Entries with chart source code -

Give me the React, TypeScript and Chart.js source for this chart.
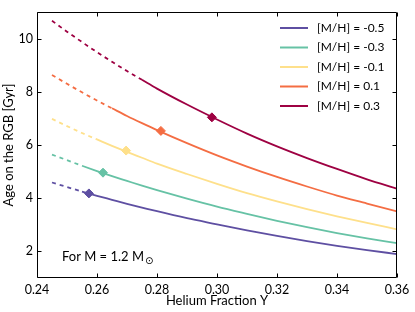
import React, { useEffect, useRef } from 'react';
import { Chart, registerables } from 'chart.js';

Chart.register(...registerables);

// Helium fraction Y sample points (x axis)
const heliumY = [0.245, 0.25, 0.255, 0.26, 0.265, 0.27, 0.275, 0.28, 0.29, 0.30, 0.31, 0.32, 0.33, 0.34, 0.35, 0.36];

// Age on the RGB [Gyr] for each metallicity
const ageM05 = [4.59, 4.42, 4.25, 4.09, 3.94, 3.79, 3.65, 3.51, 3.25, 3.02, 2.79, 2.58, 2.39, 2.21, 2.05, 1.90];
const ageM03 = [5.64, 5.43, 5.22, 5.02, 4.83, 4.65, 4.47, 4.30, 3.98, 3.68, 3.41, 3.15, 2.91, 2.69, 2.49, 2.31];
const ageM01 = [6.98, 6.71, 6.45, 6.21, 5.97, 5.74, 5.52, 5.30, 4.91, 4.54, 4.19, 3.88, 3.59, 3.32, 3.07, 2.83];
const ageP01 = [8.63, 8.30, 7.98, 7.67, 7.38, 7.09, 6.82, 6.56, 6.07, 5.61, 5.19, 4.80, 4.44, 4.10, 3.80, 3.50];
const ageP03 = [10.67, 10.26, 9.87, 9.49, 9.13, 8.78, 8.45, 8.12, 7.52, 6.96, 6.43, 5.95, 5.51, 5.10, 4.71, 4.36];

const seriesLabels = ['[M/H] = -0.5', '[M/H] = -0.3', '[M/H] = -0.1', '[M/H] = 0.1', '[M/H] = 0.3'];
const seriesAges = [ageM05, ageM03, ageM01, ageP01, ageP03];
const seriesColors = ['#5e4fa2', '#66c2a5', '#fee08b', '#f46d43', '#9e0142'];

// Helium fraction where the dashed (extrapolated) part ends
const dashEndY = [0.255, 0.255, 0.26, 0.265, 0.275];

// Diamond markers
const markerY = [0.2573, 0.262, 0.2697, 0.2813, 0.2983];
const markerAge = [4.18, 4.96, 5.79, 6.53, 7.04];

const xTicks = [0.24, 0.26, 0.28, 0.30, 0.32, 0.34, 0.36];
const yTicks = [2, 4, 6, 8, 10];

const FONT = "Lato, 'DejaVu Sans', sans-serif";

const decorPlugin = {
  id: 'decor',
  afterDraw(chart: any) {
    const { ctx, chartArea: a, scales } = chart;
    const xs = scales.x;
    const ys = scales.y;
    ctx.save();
    ctx.strokeStyle = '#000';
    ctx.lineWidth = 1;
    const L = Math.round(a.left) + 0.5;
    const R = Math.round(a.right) - 0.5;
    const T = Math.round(a.top) + 0.5;
    const B = Math.round(a.bottom) - 0.5;
    ctx.beginPath();
    ctx.rect(L, T, R - L, B - T);
    ctx.stroke();
    const tl = 4;
    ctx.beginPath();
    xTicks.forEach((v) => {
      const px = Math.round(xs.getPixelForValue(v)) + 0.5;
      ctx.moveTo(px, B);
      ctx.lineTo(px, B - tl);
      ctx.moveTo(px, T);
      ctx.lineTo(px, T + tl);
    });
    yTicks.forEach((v) => {
      const py = Math.round(ys.getPixelForValue(v)) + 0.5;
      ctx.moveTo(L, py);
      ctx.lineTo(L + tl, py);
      ctx.moveTo(R, py);
      ctx.lineTo(R - tl, py);
    });
    ctx.stroke();

    // legend
    ctx.font = `12px ${FONT}`;
    ctx.textBaseline = 'middle';
    ctx.textAlign = 'left';
    const lx0 = 280, lx1 = 308, tx = 317, y0 = 28, dy = 19.5;
    seriesLabels.forEach((lab, i) => {
      const yy = y0 + i * dy;
      ctx.strokeStyle = seriesColors[i];
      ctx.lineWidth = 2;
      ctx.beginPath();
      ctx.moveTo(lx0, yy);
      ctx.lineTo(lx1, yy);
      ctx.stroke();
      ctx.fillStyle = '#000';
      ctx.fillText(lab, tx, yy);
    });

    // annotation
    ctx.font = `13px ${FONT}`;
    ctx.fillStyle = '#000';
    const main = 'For M = 1.2 M';
    ctx.fillText(main, 62, 257);
    const w = ctx.measureText(main).width;
    ctx.font = `10px 'DejaVu Sans', sans-serif`;
    ctx.fillText('\u2299', 62 + w + 1, 261);
    ctx.restore();
  },
};

export default function App() {
  const ref = useRef<HTMLCanvasElement | null>(null);
  useEffect(() => {
    if (!ref.current) return;
    const lineSets = seriesAges.map((ages, i) => ({
      type: 'line' as const,
      label: seriesLabels[i],
      data: heliumY.map((x, j) => ({ x, y: ages[j] })),
      borderColor: seriesColors[i],
      backgroundColor: seriesColors[i],
      borderWidth: 1.8,
      pointRadius: 0,
      cubicInterpolationMode: 'monotone' as const,
      fill: false,
      segment: {
        borderDash: (c: any) => (c.p1.parsed.x <= dashEndY[i] + 1e-9 ? [4, 4] : undefined),
      },
    }));
    const markerSets = seriesColors.map((col, i) => ({
      type: 'scatter' as const,
      label: 'marker' + i,
      data: [{ x: markerY[i], y: markerAge[i] }],
      pointStyle: 'rectRot' as const,
      pointRadius: 4.5,
      backgroundColor: col,
      borderColor: col,
      borderWidth: 1,
    }));
    const chart = new Chart(ref.current, {
      type: 'line',
      data: { datasets: [...lineSets, ...markerSets] as any },
      options: {
        responsive: false,
        animation: false,
        devicePixelRatio: 1,
        layout: { padding: { top: 12, right: 18, left: 0, bottom: 0 } },
        plugins: { legend: { display: false }, tooltip: { enabled: false } },
        scales: {
          x: {
            type: 'linear',
            min: 0.24,
            max: 0.36,
            afterBuildTicks: (s: any) => { s.ticks = xTicks.map((v) => ({ value: v })); },
            afterFit: (s: any) => { s.height = 34; },
            grid: { display: false, drawTicks: false },
            border: { display: false },
            ticks: {
              padding: 4,
              color: '#000',
              font: { family: FONT, size: 12.5 },
              maxRotation: 0,
              callback: (v: any) => Number(v).toFixed(2),
            },
            title: {
              display: true,
              text: 'Helium Fraction Y',
              color: '#000',
              font: { family: FONT, size: 13 },
              padding: { top: 0, bottom: 3 },
            },
          },
          y: {
            type: 'linear',
            min: 1,
            max: 11,
            afterBuildTicks: (s: any) => { s.ticks = yTicks.map((v) => ({ value: v })); },
            afterFit: (s: any) => { s.width = 37; },
            grid: { display: false, drawTicks: false },
            border: { display: false },
            ticks: {
              padding: 4,
              color: '#000',
              font: { family: FONT, size: 12.5 },
              callback: (v: any) => String(v),
            },
            title: {
              display: true,
              text: 'Age on the RGB [Gyr]',
              color: '#000',
              font: { family: FONT, size: 13 },
              padding: { top: 1, bottom: 0 },
            },
          },
        },
      },
      plugins: [decorPlugin],
    });
    return () => chart.destroy();
  }, []);
  return (
    <div style={{ position: 'fixed', left: 0, top: 0, width: 415, height: 312, background: '#fff' }}>
      <canvas ref={ref} width={415} height={312} />
    </div>
  );
}
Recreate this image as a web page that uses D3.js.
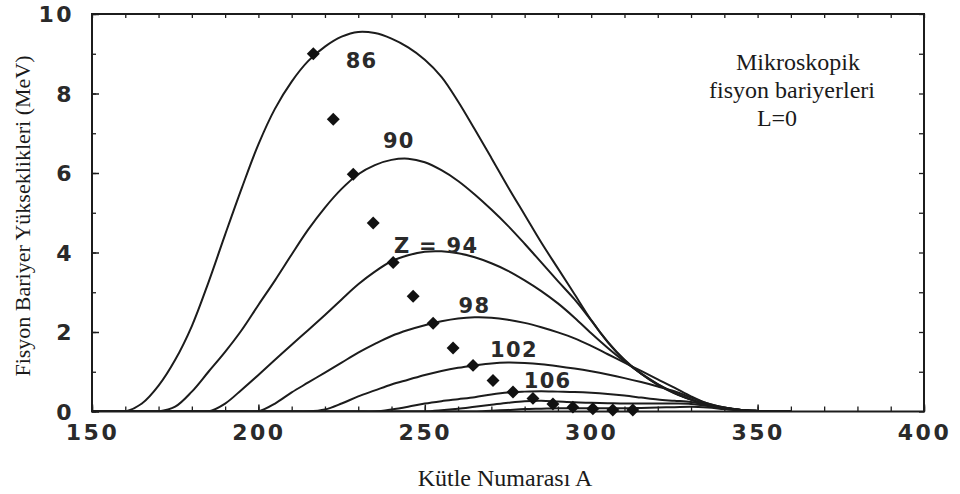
<!DOCTYPE html>
<html>
<head>
<meta charset="utf-8">
<script src="https://cdn.jsdelivr.net/npm/d3@7/dist/d3.min.js"></script>
<style>
  html, body { margin: 0; padding: 0; background: #fff; }
  svg { display: block; }
</style>
</head>
<body>
<svg id="chart" width="960" height="494"></svg>
<script>
// ---------- data ----------
const massNumbers = [150,155,160,165,170,175,180,185,190,195,200,205,210,215,220,225,230,235,240,245,250,255,260,265,270,275,280,285,290,295,300,305,310,315,320,325,330,335,340,345,350,355,360];

const barrierZ86  = [0,0,0,0.2,0.65,1.3,2.15,3.25,4.45,5.62,6.72,7.62,8.3,8.82,9.18,9.43,9.55,9.52,9.38,9.16,8.85,8.42,7.8,7.1,6.38,5.65,4.95,4.25,3.6,2.95,2.3,1.75,1.3,0.95,0.68,0.47,0.3,0.17,0.09,0.04,0.015,0,0];
const barrierZ90  = [0,0,0,0,0,0.12,0.5,1.0,1.5,2.05,2.68,3.3,3.95,4.58,5.13,5.6,5.97,6.2,6.33,6.36,6.27,6.07,5.8,5.46,5.08,4.67,4.22,3.75,3.28,2.82,2.29,1.74,1.29,0.95,0.67,0.46,0.3,0.17,0.09,0.04,0.015,0,0];
const barrierZ94  = [0,0,0,0,0,0,0,0,0.2,0.55,0.92,1.3,1.68,2.05,2.43,2.82,3.2,3.52,3.78,3.93,4.02,4.03,3.98,3.88,3.73,3.54,3.3,3.03,2.72,2.36,1.97,1.6,1.26,0.96,0.69,0.47,0.3,0.17,0.09,0.04,0.015,0,0];
const barrierZ98  = [0,0,0,0,0,0,0,0,0,0,0,0.2,0.48,0.73,0.98,1.23,1.48,1.7,1.9,2.05,2.17,2.27,2.34,2.37,2.36,2.31,2.23,2.12,1.99,1.84,1.65,1.44,1.23,1.02,0.81,0.6,0.38,0.2,0.1,0.04,0.015,0,0];
const barrierZ102 = [0,0,0,0,0,0,0,0,0,0,0,0,0,0,0.05,0.2,0.38,0.53,0.68,0.8,0.92,1.02,1.1,1.16,1.21,1.23,1.22,1.19,1.14,1.08,1.01,0.93,0.84,0.74,0.63,0.51,0.35,0.2,0.1,0.04,0.015,0,0];
const barrierZ106 = [0,0,0,0,0,0,0,0,0,0,0,0,0,0,0,0,0,0,0.05,0.12,0.2,0.26,0.31,0.36,0.43,0.48,0.5,0.51,0.5,0.49,0.47,0.44,0.4,0.35,0.3,0.27,0.24,0.16,0.08,0.035,0.012,0,0];
const barrierZ110 = [0,0,0,0,0,0,0,0,0,0,0,0,0,0,0,0,0,0,0,0,0,0.03,0.07,0.12,0.17,0.22,0.26,0.27,0.25,0.23,0.22,0.21,0.2,0.2,0.2,0.2,0.19,0.14,0.07,0.03,0.01,0,0];
const barrierZ114 = [0,0,0,0,0,0,0,0,0,0,0,0,0,0,0,0,0,0,0,0,0,0,0,0,0.02,0.04,0.06,0.07,0.08,0.08,0.08,0.08,0.08,0.09,0.1,0.11,0.12,0.1,0.06,0.025,0.01,0,0];

const curveLabels = ["86","90","Z = 94","98","102","106"];
const curveLabelA = [231, 242.2, 253.4, 264.9, 276.8, 286.9];
const curveLabelB = [8.84, 6.83, 4.19, 2.68, 1.56, 0.79];

const pointA = [216.5,222.5,228.5,234.5,240.5,246.5,252.5,258.5,264.5,270.5,276.5,282.5,288.5,294.5,300.5,306.5,312.5];
const pointB = [9.0,7.35,5.97,4.74,3.75,2.9,2.22,1.6,1.16,0.78,0.49,0.33,0.19,0.11,0.07,0.04,0.04];

const xMajorTicks = [150,200,250,300,350,400];
const yMajorTicks = [0,2,4,6,8,10];
const xTitle = "Kütle Numarası A";
const yTitle = "Fisyon Bariyer Yükseklikleri (MeV)";
const noteLines = ["Mikroskopik", "fisyon bariyerleri", "L=0"];

// ---------- layout ----------
const svg = d3.select("#chart");
const mLeft = 92, mRight = 924, mTop = 14, mBottom = 411.5;
const x = d3.scaleLinear().domain([150, 400]).range([mLeft, mRight]);
const y = d3.scaleLinear().domain([0, 10]).range([mBottom, mTop]);
const ink = "#1c1c1c";

svg.append("defs").append("clipPath").attr("id", "plotclip")
  .append("rect").attr("x", mLeft).attr("y", mTop - 2).attr("width", mRight - mLeft).attr("height", mBottom - mTop + 2);

// minor ticks
const xMinor = d3.range(150, 401, 10);
const yMinor = d3.range(0, 11, 1);
svg.append("g").attr("transform", `translate(0,${mBottom})`)
  .call(d3.axisBottom(x).tickValues(xMinor).tickSize(-5).tickFormat(""))
  .call(g => g.select(".domain").remove())
  .call(g => g.selectAll("line").attr("stroke", ink).attr("stroke-width", 1.3));
svg.append("g").attr("transform", `translate(0,${mTop})`)
  .call(d3.axisTop(x).tickValues(xMinor).tickSize(-4).tickFormat(""))
  .call(g => g.select(".domain").remove())
  .call(g => g.selectAll("line").attr("stroke", ink).attr("stroke-width", 1.3));
svg.append("g").attr("transform", `translate(${mLeft},0)`)
  .call(d3.axisLeft(y).tickValues(yMinor).tickSize(-4).tickFormat(""))
  .call(g => g.select(".domain").remove())
  .call(g => g.selectAll("line").attr("stroke", ink).attr("stroke-width", 1.3));
svg.append("g").attr("transform", `translate(${mRight},0)`)
  .call(d3.axisRight(y).tickValues(yMinor).tickSize(-5).tickFormat(""))
  .call(g => g.select(".domain").remove())
  .call(g => g.selectAll("line").attr("stroke", ink).attr("stroke-width", 1.3));

// major ticks + labels
const tickFont = "'DejaVu Sans', sans-serif";
svg.append("g").attr("transform", `translate(0,${mBottom})`)
  .call(d3.axisBottom(x).tickValues(xMajorTicks).tickSize(-7).tickPadding(0).tickFormat(d3.format("d")))
  .call(g => g.select(".domain").remove())
  .call(g => g.selectAll("line").attr("stroke", ink).attr("stroke-width", 1.5))
  .call(g => g.selectAll("text")
      .attr("y", 28).attr("dy", 0)
      .attr("fill", "#2a2a2a").attr("font-family", tickFont).attr("font-weight", "bold")
      .attr("font-size", 22).attr("letter-spacing", 2.5));
svg.append("g").attr("transform", `translate(${mLeft},0)`)
  .call(d3.axisLeft(y).tickValues(yMajorTicks).tickSize(-7).tickPadding(0).tickFormat(d3.format("d")))
  .call(g => g.select(".domain").remove())
  .call(g => g.selectAll("line").attr("stroke", ink).attr("stroke-width", 1.5))
  .call(g => g.selectAll("text")
      .attr("x", -18).attr("dy", "0.36em")
      .attr("fill", "#2a2a2a").attr("font-family", tickFont).attr("font-weight", "bold")
      .attr("font-size", 22).attr("letter-spacing", 2.5));

// curves
const seriesList = [barrierZ86, barrierZ90, barrierZ94, barrierZ98, barrierZ102, barrierZ106, barrierZ110, barrierZ114];
const line = d3.line()
  .x((d, i) => x(massNumbers[i]))
  .y(d => y(Math.max(0, d)))
  .curve(d3.curveCatmullRom.alpha(0.5));
svg.append("g").attr("clip-path", "url(#plotclip)")
  .selectAll("path").data(seriesList).join("path")
  .attr("d", line)
  .attr("fill", "none").attr("stroke", ink).attr("stroke-width", 2)
  .attr("stroke-linejoin", "round");

// frame
svg.append("rect")
  .attr("x", mLeft).attr("y", mTop).attr("width", mRight - mLeft).attr("height", mBottom - mTop)
  .attr("fill", "none").attr("stroke", ink).attr("stroke-width", 2);

// diamond points (squares rotated 45°)
svg.append("g").selectAll("path").data(pointA).join("path")
  .attr("transform", (d, i) => `translate(${x(d)},${y(pointB[i])}) rotate(45)`)
  .attr("d", d3.symbol().type(d3.symbolSquare).size(84))
  .attr("fill", "#111");

// curve labels
svg.append("g").selectAll("text").data(curveLabels).join("text")
  .attr("x", (d, i) => x(curveLabelA[i]))
  .attr("y", (d, i) => y(curveLabelB[i]))
  .attr("dy", "0.36em")
  .attr("text-anchor", "middle")
  .attr("font-family", tickFont).attr("font-weight", "bold")
  .attr("font-size", 21).attr("letter-spacing", 1.3)
  .attr("fill", "#2a2a2a")
  .text(d => d);

// annotation
const serif = "'Liberation Serif', Tinos, 'DejaVu Serif', 'Noto Serif', 'Times New Roman', serif";
const noteX = [798, 792, 777];
svg.append("g").selectAll("text").data(noteLines).join("text")
  .attr("x", (d, i) => noteX[i])
  .attr("y", (d, i) => 62 + i * 28)
  .attr("dy", "0.35em")
  .attr("text-anchor", "middle")
  .attr("font-family", serif).attr("font-size", 24)
  .attr("fill", "#1a1a1a")
  .text(d => d);

// axis titles
svg.append("text")
  .attr("x", 505).attr("y", 478).attr("dy", "0.35em")
  .attr("text-anchor", "middle")
  .attr("font-family", serif).attr("font-size", 24)
  .attr("fill", "#1a1a1a")
  .text(xTitle);
svg.append("text")
  .attr("transform", "translate(22,216) rotate(-90)")
  .attr("dy", "0.35em")
  .attr("text-anchor", "middle")
  .attr("font-family", serif).attr("font-size", 22)
  .attr("fill", "#1a1a1a")
  .text(yTitle);
</script>
</body>
</html>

EXERCISE GOAL - Repeat the lines of the listing above verbatim, beginning at its first line and ending at the line containing "['#5e4fa2', '#66c2a5', '#fee08b', '#f46d43', '#9e0142'];", which is included. Omit pictures.

TASK RESULT -
Give me the React, TypeScript and Chart.js source for this chart.
import React, { useEffect, useRef } from 'react';
import { Chart, registerables } from 'chart.js';

Chart.register(...registerables);

// Helium fraction Y sample points (x axis)
const heliumY = [0.245, 0.25, 0.255, 0.26, 0.265, 0.27, 0.275, 0.28, 0.29, 0.30, 0.31, 0.32, 0.33, 0.34, 0.35, 0.36];

// Age on the RGB [Gyr] for each metallicity
const ageM05 = [4.59, 4.42, 4.25, 4.09, 3.94, 3.79, 3.65, 3.51, 3.25, 3.02, 2.79, 2.58, 2.39, 2.21, 2.05, 1.90];
const ageM03 = [5.64, 5.43, 5.22, 5.02, 4.83, 4.65, 4.47, 4.30, 3.98, 3.68, 3.41, 3.15, 2.91, 2.69, 2.49, 2.31];
const ageM01 = [6.98, 6.71, 6.45, 6.21, 5.97, 5.74, 5.52, 5.30, 4.91, 4.54, 4.19, 3.88, 3.59, 3.32, 3.07, 2.83];
const ageP01 = [8.63, 8.30, 7.98, 7.67, 7.38, 7.09, 6.82, 6.56, 6.07, 5.61, 5.19, 4.80, 4.44, 4.10, 3.80, 3.50];
const ageP03 = [10.67, 10.26, 9.87, 9.49, 9.13, 8.78, 8.45, 8.12, 7.52, 6.96, 6.43, 5.95, 5.51, 5.10, 4.71, 4.36];

const seriesLabels = ['[M/H] = -0.5', '[M/H] = -0.3', '[M/H] = -0.1', '[M/H] = 0.1', '[M/H] = 0.3'];
const seriesAges = [ageM05, ageM03, ageM01, ageP01, ageP03];
const seriesColors = ['#5e4fa2', '#66c2a5', '#fee08b', '#f46d43', '#9e0142'];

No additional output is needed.